Search efforts in the last 10 days have centered around using towed ping locators to listen for signals coming from the black box of MH370. But authorities are worried that the black box's batteries may have expired, as the last ping heard was on April 8. A black box typically has a battery life of a month, and since it's been over a month since Malaysia Airlines Flight 370 went missing, search teams have decided to change their tactics.
“It is time to go underwater,” the lead coordinator, Angus Houston, said at a news conference in Perth, Australia.
International teams have focused their search west of Perth, with teams using suspected pings from the black box and satellite data to narrow down the search area.
"Analysis of the four signals has allowed the provisional definition of a reduced and manageable search area on the ocean floor," Houston said.

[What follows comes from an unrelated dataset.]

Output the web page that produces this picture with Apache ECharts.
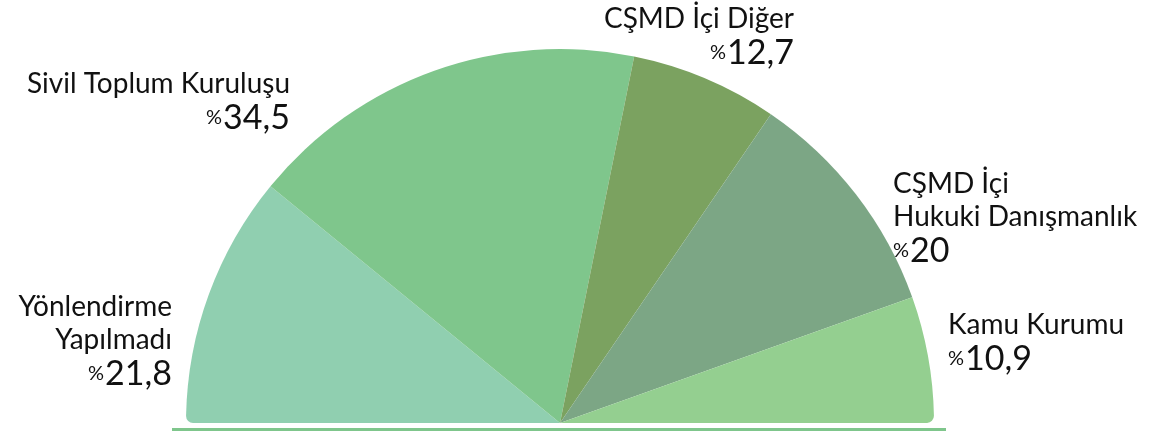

The Bluefin-21 will be deployed to search for the wreckage on the ocean floor. Bluefin-21 is a 16-foot autonomous vehicle that can create a sonar map of the ocean bed.
Houston said that they needed to be realistic and not overoptimistic, and that the search could be a long, painstaking process that could yield, in the end, no results.
Bluefin is not the fastest underwater vehicle and can cover 12-square miles a day, with the official search area being possibly hundreds of square miles. The ocean floor in the area of the pings is around 2.8 miles deep, putting the search at the limit of Bluefin's diving range.
Flight MH370 has been missing since March 8 with 239 people onboard. The plane was traveling from Kuala Lumpur to Beijing when it lost contact with air traffic controllers and went off course, instead heading toward the South Indian Ocean.